Given instruction – Every line of the material is to be quoted verbatim, minus the pictures.
── Data block
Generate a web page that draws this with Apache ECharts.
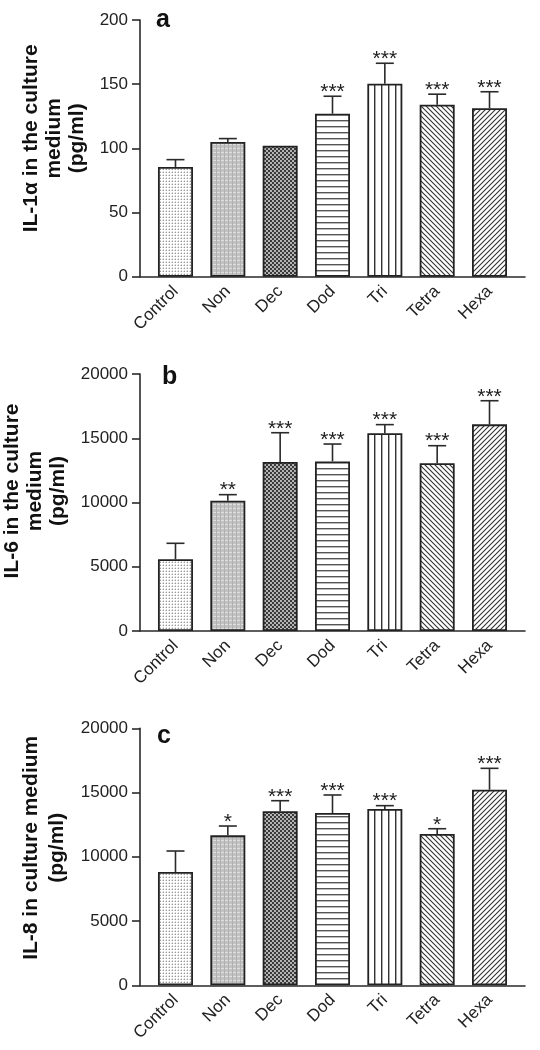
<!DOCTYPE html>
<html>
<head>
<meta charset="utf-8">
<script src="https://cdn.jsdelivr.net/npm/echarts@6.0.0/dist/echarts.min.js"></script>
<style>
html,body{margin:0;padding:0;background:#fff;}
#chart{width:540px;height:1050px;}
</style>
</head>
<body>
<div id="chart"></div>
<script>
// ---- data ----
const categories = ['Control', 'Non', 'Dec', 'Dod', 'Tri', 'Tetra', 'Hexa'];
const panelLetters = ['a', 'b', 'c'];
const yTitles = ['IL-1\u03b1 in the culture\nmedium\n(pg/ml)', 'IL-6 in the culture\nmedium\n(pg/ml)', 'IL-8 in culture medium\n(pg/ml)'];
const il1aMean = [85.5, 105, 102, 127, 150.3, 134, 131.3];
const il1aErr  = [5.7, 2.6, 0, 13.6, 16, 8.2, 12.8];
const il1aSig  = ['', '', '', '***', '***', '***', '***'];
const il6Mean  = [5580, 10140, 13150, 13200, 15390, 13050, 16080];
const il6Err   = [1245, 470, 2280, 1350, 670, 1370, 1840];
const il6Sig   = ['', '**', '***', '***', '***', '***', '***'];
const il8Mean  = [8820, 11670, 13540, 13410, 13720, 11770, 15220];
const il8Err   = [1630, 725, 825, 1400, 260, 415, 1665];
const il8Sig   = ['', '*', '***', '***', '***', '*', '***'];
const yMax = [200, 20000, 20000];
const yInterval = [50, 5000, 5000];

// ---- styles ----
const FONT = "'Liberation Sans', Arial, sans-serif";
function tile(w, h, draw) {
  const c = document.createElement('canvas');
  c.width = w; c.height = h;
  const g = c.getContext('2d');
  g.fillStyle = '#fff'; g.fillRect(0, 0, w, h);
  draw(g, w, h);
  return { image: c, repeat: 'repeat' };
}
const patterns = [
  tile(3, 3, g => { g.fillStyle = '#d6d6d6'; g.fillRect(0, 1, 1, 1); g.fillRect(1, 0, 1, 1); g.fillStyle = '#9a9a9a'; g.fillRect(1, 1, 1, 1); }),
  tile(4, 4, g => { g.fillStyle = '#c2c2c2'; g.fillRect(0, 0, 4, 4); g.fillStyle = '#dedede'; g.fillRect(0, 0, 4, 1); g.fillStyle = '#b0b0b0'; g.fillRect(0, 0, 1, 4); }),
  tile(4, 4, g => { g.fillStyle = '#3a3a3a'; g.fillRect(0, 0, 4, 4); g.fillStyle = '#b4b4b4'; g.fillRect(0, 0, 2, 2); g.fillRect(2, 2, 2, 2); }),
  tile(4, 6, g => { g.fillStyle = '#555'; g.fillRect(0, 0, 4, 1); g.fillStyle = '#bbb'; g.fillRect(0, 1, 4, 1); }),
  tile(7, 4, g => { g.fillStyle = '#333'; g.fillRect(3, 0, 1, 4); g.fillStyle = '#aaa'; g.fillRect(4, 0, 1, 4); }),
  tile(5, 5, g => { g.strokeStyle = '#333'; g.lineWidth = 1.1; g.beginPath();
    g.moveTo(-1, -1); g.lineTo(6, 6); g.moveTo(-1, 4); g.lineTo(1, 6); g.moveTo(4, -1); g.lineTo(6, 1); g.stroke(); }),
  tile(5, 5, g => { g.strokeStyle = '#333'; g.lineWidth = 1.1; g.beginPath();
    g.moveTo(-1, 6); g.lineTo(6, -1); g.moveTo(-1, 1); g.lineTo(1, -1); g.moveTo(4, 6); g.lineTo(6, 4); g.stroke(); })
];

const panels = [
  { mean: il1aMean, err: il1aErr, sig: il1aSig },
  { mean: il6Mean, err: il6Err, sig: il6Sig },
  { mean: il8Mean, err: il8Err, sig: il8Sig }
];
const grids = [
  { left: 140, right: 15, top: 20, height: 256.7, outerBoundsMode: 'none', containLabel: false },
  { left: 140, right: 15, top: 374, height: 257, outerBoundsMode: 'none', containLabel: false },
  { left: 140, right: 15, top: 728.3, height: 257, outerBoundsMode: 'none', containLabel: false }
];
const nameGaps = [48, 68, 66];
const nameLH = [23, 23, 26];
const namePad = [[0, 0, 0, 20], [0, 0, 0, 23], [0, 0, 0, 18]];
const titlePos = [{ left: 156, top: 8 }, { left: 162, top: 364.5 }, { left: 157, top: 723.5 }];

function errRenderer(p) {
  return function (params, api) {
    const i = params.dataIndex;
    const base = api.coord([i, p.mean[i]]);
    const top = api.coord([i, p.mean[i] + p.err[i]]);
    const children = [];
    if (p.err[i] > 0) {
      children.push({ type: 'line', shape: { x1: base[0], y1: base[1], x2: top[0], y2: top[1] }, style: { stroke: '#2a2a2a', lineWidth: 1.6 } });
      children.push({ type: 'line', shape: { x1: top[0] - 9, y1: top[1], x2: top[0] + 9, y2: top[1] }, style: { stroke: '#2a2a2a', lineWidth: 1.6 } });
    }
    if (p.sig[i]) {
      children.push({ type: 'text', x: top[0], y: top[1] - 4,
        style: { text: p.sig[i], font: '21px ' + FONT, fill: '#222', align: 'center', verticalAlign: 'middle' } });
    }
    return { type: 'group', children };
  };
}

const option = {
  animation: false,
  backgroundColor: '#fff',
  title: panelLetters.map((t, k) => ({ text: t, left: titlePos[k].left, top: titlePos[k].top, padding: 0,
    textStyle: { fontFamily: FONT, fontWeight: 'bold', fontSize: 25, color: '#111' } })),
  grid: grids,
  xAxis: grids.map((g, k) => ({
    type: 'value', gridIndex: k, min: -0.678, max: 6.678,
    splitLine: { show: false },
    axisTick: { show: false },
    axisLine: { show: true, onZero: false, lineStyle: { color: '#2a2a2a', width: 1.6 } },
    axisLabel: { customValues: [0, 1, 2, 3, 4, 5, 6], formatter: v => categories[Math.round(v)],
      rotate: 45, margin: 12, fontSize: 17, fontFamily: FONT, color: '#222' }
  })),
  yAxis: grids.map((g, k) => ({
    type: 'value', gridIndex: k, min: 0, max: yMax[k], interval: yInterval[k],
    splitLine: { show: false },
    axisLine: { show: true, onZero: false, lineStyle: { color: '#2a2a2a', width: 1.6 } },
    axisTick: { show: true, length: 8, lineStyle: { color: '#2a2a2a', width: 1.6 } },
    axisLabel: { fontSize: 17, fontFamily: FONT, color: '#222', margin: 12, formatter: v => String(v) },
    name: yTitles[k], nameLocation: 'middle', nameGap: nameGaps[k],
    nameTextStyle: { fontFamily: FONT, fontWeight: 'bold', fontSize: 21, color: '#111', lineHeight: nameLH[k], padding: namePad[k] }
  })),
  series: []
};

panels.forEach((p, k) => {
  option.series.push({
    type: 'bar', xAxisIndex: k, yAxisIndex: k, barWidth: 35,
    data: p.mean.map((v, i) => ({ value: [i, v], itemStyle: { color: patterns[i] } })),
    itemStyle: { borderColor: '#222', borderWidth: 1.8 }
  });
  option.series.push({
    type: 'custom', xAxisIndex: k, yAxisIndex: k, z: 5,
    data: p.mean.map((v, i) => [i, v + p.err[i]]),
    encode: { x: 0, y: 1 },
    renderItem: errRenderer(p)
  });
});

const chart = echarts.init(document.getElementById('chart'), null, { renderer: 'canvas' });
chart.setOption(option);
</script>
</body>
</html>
────
Output –
Generate a web page that draws this with Apache ECharts.
<!DOCTYPE html>
<html>
<head>
<meta charset="utf-8">
<script src="https://cdn.jsdelivr.net/npm/echarts@6.0.0/dist/echarts.min.js"></script>
<style>
html,body{margin:0;padding:0;background:#fff;}
#chart{width:540px;height:1050px;}
</style>
</head>
<body>
<div id="chart"></div>
<script>
// ---- data ----
const categories = ['Control', 'Non', 'Dec', 'Dod', 'Tri', 'Tetra', 'Hexa'];
const panelLetters = ['a', 'b', 'c'];
const yTitles = ['IL-1\u03b1 in the culture\nmedium\n(pg/ml)', 'IL-6 in the culture\nmedium\n(pg/ml)', 'IL-8 in culture medium\n(pg/ml)'];
const il1aMean = [85.5, 105, 102, 127, 150.3, 134, 131.3];
const il1aErr  = [5.7, 2.6, 0, 13.6, 16, 8.2, 12.8];
const il1aSig  = ['', '', '', '***', '***', '***', '***'];
const il6Mean  = [5580, 10140, 13150, 13200, 15390, 13050, 16080];
const il6Err   = [1245, 470, 2280, 1350, 670, 1370, 1840];
const il6Sig   = ['', '**', '***', '***', '***', '***', '***'];
const il8Mean  = [8820, 11670, 13540, 13410, 13720, 11770, 15220];
const il8Err   = [1630, 725, 825, 1400, 260, 415, 1665];
const il8Sig   = ['', '*', '***', '***', '***', '*', '***'];
const yMax = [200, 20000, 20000];
const yInterval = [50, 5000, 5000];

// ---- styles ----
const FONT = "'Liberation Sans', Arial, sans-serif";
function tile(w, h, draw) {
  const c = document.createElement('canvas');
  c.width = w; c.height = h;
  const g = c.getContext('2d');
  g.fillStyle = '#fff'; g.fillRect(0, 0, w, h);
  draw(g, w, h);
  return { image: c, repeat: 'repeat' };
}
const patterns = [
  tile(3, 3, g => { g.fillStyle = '#d6d6d6'; g.fillRect(0, 1, 1, 1); g.fillRect(1, 0, 1, 1); g.fillStyle = '#9a9a9a'; g.fillRect(1, 1, 1, 1); }),
  tile(4, 4, g => { g.fillStyle = '#c2c2c2'; g.fillRect(0, 0, 4, 4); g.fillStyle = '#dedede'; g.fillRect(0, 0, 4, 1); g.fillStyle = '#b0b0b0'; g.fillRect(0, 0, 1, 4); }),
  tile(4, 4, g => { g.fillStyle = '#3a3a3a'; g.fillRect(0, 0, 4, 4); g.fillStyle = '#b4b4b4'; g.fillRect(0, 0, 2, 2); g.fillRect(2, 2, 2, 2); }),
  tile(4, 6, g => { g.fillStyle = '#555'; g.fillRect(0, 0, 4, 1); g.fillStyle = '#bbb'; g.fillRect(0, 1, 4, 1); }),
  tile(7, 4, g => { g.fillStyle = '#333'; g.fillRect(3, 0, 1, 4); g.fillStyle = '#aaa'; g.fillRect(4, 0, 1, 4); }),
  tile(5, 5, g => { g.strokeStyle = '#333'; g.lineWidth = 1.1; g.beginPath();
    g.moveTo(-1, -1); g.lineTo(6, 6); g.moveTo(-1, 4); g.lineTo(1, 6); g.moveTo(4, -1); g.lineTo(6, 1); g.stroke(); }),
  tile(5, 5, g => { g.strokeStyle = '#333'; g.lineWidth = 1.1; g.beginPath();
    g.moveTo(-1, 6); g.lineTo(6, -1); g.moveTo(-1, 1); g.lineTo(1, -1); g.moveTo(4, 6); g.lineTo(6, 4); g.stroke(); })
];

const panels = [
  { mean: il1aMean, err: il1aErr, sig: il1aSig },
  { mean: il6Mean, err: il6Err, sig: il6Sig },
  { mean: il8Mean, err: il8Err, sig: il8Sig }
];
const grids = [
  { left: 140, right: 15, top: 20, height: 256.7, outerBoundsMode: 'none', containLabel: false },
  { left: 140, right: 15, top: 374, height: 257, outerBoundsMode: 'none', containLabel: false },
  { left: 140, right: 15, top: 728.3, height: 257, outerBoundsMode: 'none', containLabel: false }
];
const nameGaps = [48, 68, 66];
const nameLH = [23, 23, 26];
const namePad = [[0, 0, 0, 20], [0, 0, 0, 23], [0, 0, 0, 18]];
const titlePos = [{ left: 156, top: 8 }, { left: 162, top: 364.5 }, { left: 157, top: 723.5 }];

function errRenderer(p) {
  return function (params, api) {
    const i = params.dataIndex;
    const base = api.coord([i, p.mean[i]]);
    const top = api.coord([i, p.mean[i] + p.err[i]]);
    const children = [];
    if (p.err[i] > 0) {
      children.push({ type: 'line', shape: { x1: base[0], y1: base[1], x2: top[0], y2: top[1] }, style: { stroke: '#2a2a2a', lineWidth: 1.6 } });
      children.push({ type: 'line', shape: { x1: top[0] - 9, y1: top[1], x2: top[0] + 9, y2: top[1] }, style: { stroke: '#2a2a2a', lineWidth: 1.6 } });
    }
    if (p.sig[i]) {
      children.push({ type: 'text', x: top[0], y: top[1] - 4,
        style: { text: p.sig[i], font: '21px ' + FONT, fill: '#222', align: 'center', verticalAlign: 'middle' } });
    }
    return { type: 'group', children };
  };
}

const option = {
  animation: false,
  backgroundColor: '#fff',
  title: panelLetters.map((t, k) => ({ text: t, left: titlePos[k].left, top: titlePos[k].top, padding: 0,
    textStyle: { fontFamily: FONT, fontWeight: 'bold', fontSize: 25, color: '#111' } })),
  grid: grids,
  xAxis: grids.map((g, k) => ({
    type: 'value', gridIndex: k, min: -0.678, max: 6.678,
    splitLine: { show: false },
    axisTick: { show: false },
    axisLine: { show: true, onZero: false, lineStyle: { color: '#2a2a2a', width: 1.6 } },
    axisLabel: { customValues: [0, 1, 2, 3, 4, 5, 6], formatter: v => categories[Math.round(v)],
      rotate: 45, margin: 12, fontSize: 17, fontFamily: FONT, color: '#222' }
  })),
  yAxis: grids.map((g, k) => ({
    type: 'value', gridIndex: k, min: 0, max: yMax[k], interval: yInterval[k],
    splitLine: { show: false },
    axisLine: { show: true, onZero: false, lineStyle: { color: '#2a2a2a', width: 1.6 } },
    axisTick: { show: true, length: 8, lineStyle: { color: '#2a2a2a', width: 1.6 } },
    axisLabel: { fontSize: 17, fontFamily: FONT, color: '#222', margin: 12, formatter: v => String(v) },
    name: yTitles[k], nameLocation: 'middle', nameGap: nameGaps[k],
    nameTextStyle: { fontFamily: FONT, fontWeight: 'bold', fontSize: 21, color: '#111', lineHeight: nameLH[k], padding: namePad[k] }
  })),
  series: []
};

panels.forEach((p, k) => {
  option.series.push({
    type: 'bar', xAxisIndex: k, yAxisIndex: k, barWidth: 35,
    data: p.mean.map((v, i) => ({ value: [i, v], itemStyle: { color: patterns[i] } })),
    itemStyle: { borderColor: '#222', borderWidth: 1.8 }
  });
  option.series.push({
    type: 'custom', xAxisIndex: k, yAxisIndex: k, z: 5,
    data: p.mean.map((v, i) => [i, v + p.err[i]]),
    encode: { x: 0, y: 1 },
    renderItem: errRenderer(p)
  });
});

const chart = echarts.init(document.getElementById('chart'), null, { renderer: 'canvas' });
chart.setOption(option);
</script>
</body>
</html>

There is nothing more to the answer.